Thermal Conductivity of Human Bone in Cryoprobe Freezing as Related to Density.

Cryoprobes create localized cell destruction through freezing. Bone is resistant to temperature flow but is susceptible to freezing necrosis at warmer temperatures than tumor cells. Few studies have determined the thermal conductivity of human bone. No studies have examined conductivity as related to density. The study goal was to examine thermal conductivity in human bone while comparing differences between cancellous and cortical bone. An additional goal was to establish a relationship between bone density and thermal conductivity. Six knee joints from 5 cadavers were obtained.
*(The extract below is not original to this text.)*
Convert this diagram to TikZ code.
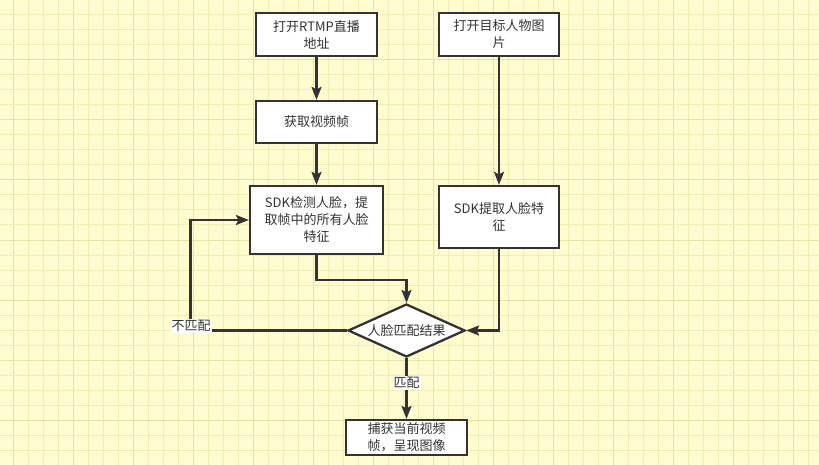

The epiphyseal region was sliced in half coronally prior to inserting an argon-circulating cryoprobe directed away from the joint line. Thermistor thermometers were placed perpendicularly at measured increments, and the freezing cycle was recorded until steady-state conditions were achieved. For 2 cortical samples, the probe was placed intramedullary in metaphyseal samples and measurements were performed radially from the central axis of each sample. Conductivity was calculated using Fournier's Law and then plotted against measured density of each sample. Across samples, density of cancellous bone ranged from 0.86 to 1.38 g/mL and average thermal conductivity ranged between 0.404 and 0.55 W/mK. Comparatively, cortical bone had a density of 1.70 to 1.86 g/mL and thermal conductivity of 0.0742 to 0.109 W/mK. A strong 2-degree polynomial correlation was seen (R2=0.8226, P<.001). Bone is highly resistant to temperature flow. This resistance varies and inversely correlates strongly with density. This information is clinically relevant to maximize tumor ablation while minimizing morbidity through unnecessary bone loss and damage to surrounding structures. [Orthopedics. 2017; 40(2):90-94.].